O segundo lugar no ranking de “piores estreias” é da reprise de Império, precursora imediata de Um Lugar ao Sol, com 28,8 pontos. Ao longo das 30 semanas que esteve no ar, a trama de Aguinaldo Silva acumulou 27,4 pontos de média e saiu de cena, na última sexta-feira, 5, com a pecha de terceira pior audiência da faixa. Os índices baixos desafiam um fenômeno curioso: enquanto as novelas perdem público na televisão, as métricas nos streamings decolam a ponto de títulos inéditos no formato estarem prestes a sair do forno. Só entre janeiro e junho deste ano, o consumo de folhetins antigos no Globoplay aumentou em 90% em relação ao mesmo período de 2020, segundo dados divulgados pela plataforma – e a continuação da picante saga de Walcyr Carrasco, Verdades Secretas 2, está saindo por lá antes de chegar à TV aberta.
Frente à dianteira do Globoplay, a concorrência vem se sacudindo para pegar uma fatia desse mercado. A Netflix, por exemplo, já anunciou que vai investir no formato folhetinesco e exportá-lo para fora do Brasil. Com a produtora Elisabetta Zenatti encabeçando o departamento de dramaturgia nacional, a gigante do entretenimento também tem uma poderosa remessa de ex-globais, como Bruno Gagliasso, Marco Pigossi e Alessandra Negrini, para compor futuros elencos. A HBOMax, por outro lado, contratou Silvio de Abreu para ser o produtor-executivo de telesséries (um produto híbrido entre novela e série) na América Latina, em um movimento que mira a fidelização de espectadores pela dramaturgia.
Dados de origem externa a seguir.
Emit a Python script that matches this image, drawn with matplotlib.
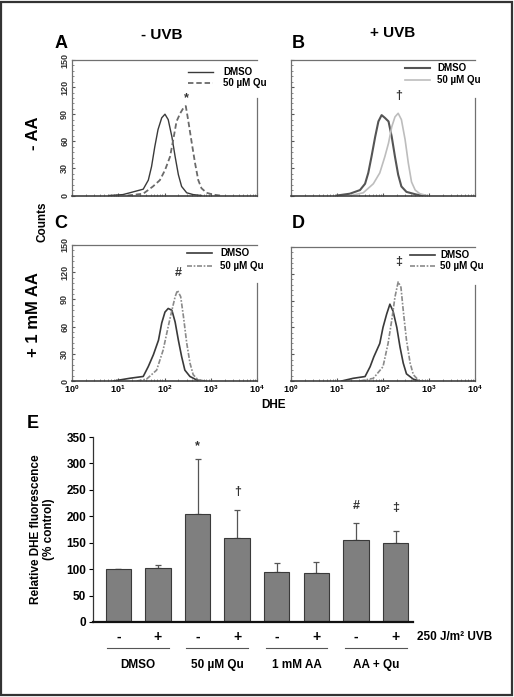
import numpy as np
import matplotlib
matplotlib.use("Agg")
import matplotlib.pyplot as plt
from matplotlib.ticker import FixedLocator, MultipleLocator, NullFormatter
from matplotlib.patches import Rectangle

plt.rcParams['font.family'] = ['Liberation Sans', 'DejaVu Sans']
plt.rcParams['font.weight'] = 'bold'
plt.rcParams['mathtext.fontset'] = 'custom'
plt.rcParams['mathtext.rm'] = 'Liberation Sans:bold'
plt.rcParams['mathtext.bf'] = 'Liberation Sans:bold'
plt.rcParams['mathtext.it'] = 'Liberation Sans:bold'

# ---------------- histogram data (log10 DHE, counts) ----------------
a_dmso_log = [0.8, 1.1, 1.25, 1.54, 1.65, 1.72, 1.79, 1.86, 1.94, 2.01, 2.08, 2.16, 2.23, 2.30, 2.37, 2.48, 2.62, 2.8]
a_dmso_cnt = [0, 1, 3, 7, 17, 32, 54, 73, 86, 90, 84, 65, 43, 23, 10, 3, 1, 0]
a_qu_log = [1.2, 1.54, 1.75, 1.90, 2.01, 2.12, 2.19, 2.26, 2.34, 2.41, 2.46, 2.51, 2.59, 2.66, 2.73, 2.80, 2.91, 3.05, 3.2]
a_qu_cnt = [0, 2, 10, 17, 28, 43, 62, 82, 91, 97, 99, 84, 58, 36, 17, 8, 3, 1, 0]

b_dmso_log = [1.0, 1.28, 1.5, 1.61, 1.68, 1.75, 1.83, 1.90, 1.97, 2.04, 2.12, 2.19, 2.26, 2.33, 2.40, 2.51, 2.73, 2.9]
b_dmso_cnt = [0, 2, 6, 13, 25, 43, 65, 82, 89, 86, 82, 65, 43, 23, 10, 4, 1, 0]
b_qu_log = [1.3, 1.57, 1.79, 1.93, 2.04, 2.12, 2.19, 2.26, 2.33, 2.40, 2.48, 2.55, 2.62, 2.70, 2.80, 2.95]
b_qu_cnt = [0, 3, 13, 25, 43, 58, 76, 87, 91, 84, 62, 36, 15, 6, 2, 0]

c_dmso_log = [0.9, 1.25, 1.54, 1.65, 1.76, 1.87, 1.94, 2.01, 2.08, 2.16, 2.23, 2.30, 2.37, 2.44, 2.55, 2.70, 2.85]
c_dmso_cnt = [0, 3, 5, 16, 29, 45, 64, 76, 80, 78, 65, 45, 27, 12, 5, 1, 0]
c_qu_log = [1.4, 1.61, 1.83, 1.97, 2.08, 2.16, 2.23, 2.28, 2.35, 2.41, 2.48, 2.55, 2.62, 2.73, 2.9]
c_qu_cnt = [0, 2, 12, 34, 60, 78, 93, 100, 93, 71, 42, 20, 7, 1, 0]

d_dmso_log = [1.1, 1.35, 1.61, 1.72, 1.80, 1.93, 2.00, 2.08, 2.15, 2.22, 2.30, 2.37, 2.44, 2.51, 2.66, 2.8]
d_dmso_cnt = [0, 3, 5, 16, 27, 42, 60, 75, 86, 78, 60, 38, 20, 8, 2, 0]
d_qu_log = [1.5, 1.79, 2.00, 2.11, 2.19, 2.26, 2.33, 2.39, 2.44, 2.51, 2.59, 2.66, 2.77, 2.9]
d_qu_cnt = [0, 3, 16, 42, 68, 94, 111, 105, 79, 46, 20, 7, 1, 0]

hist_yticks = [0, 30, 60, 90, 120, 150]
hist_xtick_labels = [r'$10^{0}$', r'$10^{1}$', r'$10^{2}$', r'$10^{3}$', r'$10^{4}$']
legend_labels = ['DMSO', '50 \u00b5M Qu']
sig_marks = ['*', '\u2020', '#', '\u2021']

# ---------------- bar data ----------------
bar_uvb = ['-', '+', '-', '+', '-', '+', '-', '+']
bar_values = [100, 103, 205, 158, 95, 93, 156, 150]
bar_errors = [0, 5, 103, 53, 17, 21, 32, 23]
bar_groups = ['DMSO', '50 \u00b5M Qu', '1 mM AA', 'AA + Qu']
bar_marks = {2: ('*', 322), 3: ('\u2020', 234), 6: ('#', 208), 7: ('\u2021', 204)}

W, H = 514, 697
fig = plt.figure(figsize=(W / 100, H / 100), dpi=100)


def fx(px):
    return px / W


def fy(py):
    return 1 - py / H


def hist_axes(left, right, top, bottom):
    return fig.add_axes([fx(left), fy(bottom), fx(right - left), (bottom - top) / H])


panels = [
    dict(rect=(72, 257, 60, 195.5), dmso=(a_dmso_log, a_dmso_cnt), qu=(a_qu_log, a_qu_cnt),
         c1='#3a3a3a', c2='#6a6a6a', ls2=(0, (3.0, 1.6)), lw1=1.0, lw2=1.3, ylab=True, xlab=False,
         mark=(sig_marks[0], 2.47, 101), leg=(188, 213, 223, 72, 83)),
    dict(rect=(291, 475, 60, 195.5), dmso=(b_dmso_log, b_dmso_cnt), qu=(b_qu_log, b_qu_cnt),
         c1='#555555', c2='#bdbdbd', ls2='-', lw1=1.5, lw2=1.2, ylab=False, xlab=False,
         mark=(sig_marks[1], 2.33, 103), leg=(405, 430, 437, 68, 80)),
    dict(rect=(72, 257, 245, 381), dmso=(c_dmso_log, c_dmso_cnt), qu=(c_qu_log, c_qu_cnt),
         c1='#3a3a3a', c2='#8a8a8a', ls2=(0, (3.0, 1.0, 1.0, 1.0)), lw1=1.2, lw2=1.2, ylab=True, xlab=True,
         mark=(sig_marks[2], 2.30, 113), leg=(187, 212, 220, 253, 266)),
    dict(rect=(291, 475, 247, 381), dmso=(d_dmso_log, d_dmso_cnt), qu=(d_qu_log, d_qu_cnt),
         c1='#3a3a3a', c2='#8a8a8a', ls2=(0, (3.0, 1.0, 1.0, 1.0)), lw1=1.2, lw2=1.2, ylab=False, xlab=True,
         mark=(sig_marks[3], 2.33, 127), leg=(410, 435, 440, 255, 266)),
]

for p in panels:
    l, r, t, b = p['rect']
    ax = hist_axes(l, r, t, b)
    ax.set_xscale('log')
    ax.set_xlim(1, 1e4)
    ax.set_ylim(0, 150)
    ax.plot(10 ** np.array(p['dmso'][0]), p['dmso'][1], color=p['c1'], lw=p['lw1'], ls='-')
    ax.plot(10 ** np.array(p['qu'][0]), p['qu'][1], color=p['c2'], lw=p['lw2'], ls=p['ls2'])
    for s in ['top', 'left', 'bottom', 'right']:
        ax.spines[s].set_color('#707070')
        ax.spines[s].set_linewidth(0.9)
    ax.spines['bottom'].set_color('#404040')
    ax.spines['bottom'].set_linewidth(1.2)
    ax.spines['right'].set_bounds(0, 108)
    ax.set_xticks([1, 10, 100, 1000, 10000])
    ax.xaxis.set_minor_locator(FixedLocator([m * 10 ** e for e in range(4) for m in range(2, 10)]))
    ax.xaxis.set_minor_formatter(NullFormatter())
    ax.set_yticks(hist_yticks)
    ax.yaxis.set_minor_locator(MultipleLocator(6))
    ax.tick_params(which='major', direction='in', length=2.5, width=0.8, color='#555555', pad=2)
    ax.tick_params(which='minor', direction='in', length=1.5, width=0.6, color='#777777')
    if p['xlab']:
        ax.set_xticklabels(hist_xtick_labels, fontsize=6.5)
    else:
        ax.set_xticklabels([])
    if p['ylab']:
        ax.set_yticklabels([str(v) for v in hist_yticks], fontsize=6.5, rotation=90, va='center',
                           color='#333333')
    else:
        ax.set_yticklabels([])
    sym, mx, my = p['mark']
    ax.text(10 ** mx, my, sym, fontsize=9, ha='center', va='bottom', color='#333333')
    # legend drawn in figure pixels
    x0, x1, xt, y1, y2 = p['leg']
    fig.add_artist(plt.Line2D([fx(x0), fx(x1)], [fy(y1), fy(y1)], color=p['c1'], lw=p['lw1'], ls='-'))
    fig.add_artist(plt.Line2D([fx(x0), fx(x1)], [fy(y2), fy(y2)], color=p['c2'], lw=p['lw2'], ls=p['ls2']))
    fig.text(fx(xt), fy(y1), legend_labels[0], fontsize=7, fontweight='bold', va='center', ha='left')
    fig.text(fx(xt), fy(y2), legend_labels[1], fontsize=7, fontweight='bold', va='center', ha='left')

# panel labels and headers
for s, x, y in [('A', 61, 44), ('B', 298, 44), ('C', 61, 224), ('D', 298, 224)]:
    fig.text(fx(x), fy(y), s, fontsize=13, fontweight='bold', ha='center', va='center')
fig.text(fx(162), fy(35), '- UVB', fontsize=11, fontweight='bold', ha='center', va='center')
fig.text(fx(393), fy(33), '+ UVB', fontsize=11, fontweight='bold', ha='center', va='center')
fig.text(fx(33), fy(133), '- AA', fontsize=12, fontweight='bold', ha='center', va='center', rotation=90)
fig.text(fx(33), fy(315), '+ 1 mM AA', fontsize=12, fontweight='bold', ha='center', va='center', rotation=90)
fig.text(fx(43), fy(222), 'Counts', fontsize=8.5, fontweight='bold', ha='center', va='center', rotation=90)
fig.text(fx(274), fy(405), 'DHE', fontsize=8.5, fontweight='bold', ha='center', va='center')

# ---------------- panel E ----------------
axe = fig.add_axes([fx(93), fy(622), fx(320), 185 / H])
xpos = np.arange(len(bar_values))
axe.bar(xpos, bar_values, width=0.64, color='#7f7f7f', edgecolor='#3a3a3a', linewidth=0.8, zorder=2)
axe.errorbar(xpos, bar_values, yerr=[np.zeros(len(bar_errors)), bar_errors], fmt='none',
             ecolor='#555555', elinewidth=0.9, capsize=2, capthick=0.9, zorder=1)
axe.set_xlim(-0.64, 7.44)
axe.set_ylim(0, 350)
axe.set_yticks(range(0, 351, 50))
axe.set_yticklabels([str(v) for v in range(0, 351, 50)], fontsize=8.5, fontweight='bold')
axe.set_xticks([])
for s in ['top', 'right']:
    axe.spines[s].set_visible(False)
axe.spines['left'].set_color('#333333')
axe.spines['left'].set_linewidth(0.9)
axe.spines['bottom'].set_color('#111111')
axe.spines['bottom'].set_linewidth(1.6)
axe.tick_params(axis='y', direction='out', length=3, width=0.8, pad=2)
axe.set_ylabel('Relative DHE fluorescence\n(% control)', fontsize=8.5, fontweight='bold', labelpad=8,
               linespacing=1.1)
for i, (sym, yv) in bar_marks.items():
    axe.text(xpos[i], yv, sym, fontsize=9, ha='center', va='bottom', color='#333333')

trans = axe.get_xaxis_transform()
for i, s in enumerate(bar_uvb):
    axe.text(xpos[i], -0.081, s, fontsize=10, fontweight='bold', ha='center', va='center', transform=trans)
axe.text(7.55, -0.081, '250 J/m\u00b2 UVB', fontsize=8.5, fontweight='bold', ha='left', va='center',
         transform=trans)
for g, name in enumerate(bar_groups):
    c = 2 * g + 0.5
    axe.plot([c - 0.78, c + 0.78], [-0.14, -0.14], color='#555555', lw=0.8, transform=trans, clip_on=False)
    axe.text(c, -0.232, name, fontsize=8.5, fontweight='bold', ha='center', va='center', transform=trans)

fig.text(fx(33), fy(423), 'E', fontsize=13, fontweight='bold', ha='center', va='center')

# outer frame
fig.add_artist(Rectangle((0.002, 0.003), 0.994, 0.994, transform=fig.transFigure, fill=False,
                         edgecolor='#333333', lw=1.6))

fig.savefig('out.png', dpi=100)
Em entrevista às Páginas Amarelas de VEJA, o ilustre noveleiro diz ver razão na empreitada assumida pelos titãs do streaming: “É um gênero de grande sucesso no mundo inteiro. Se essas plataformas quiserem conquistar nosso público, terão de fazer novelas e telesséries. O pessoal do streaming raciocina assim: se conseguirmos fazer um produto folhetinesco interessante e que faça sucesso global, será uma mina de ouro. Eles vão fazer e farão bem”, explicou Abreu.
É o streaming inserindo o produto mais tradicional da dramaturgia brasileira na lógica on demand – e há de se esperar que a TV aberta reaja à altura.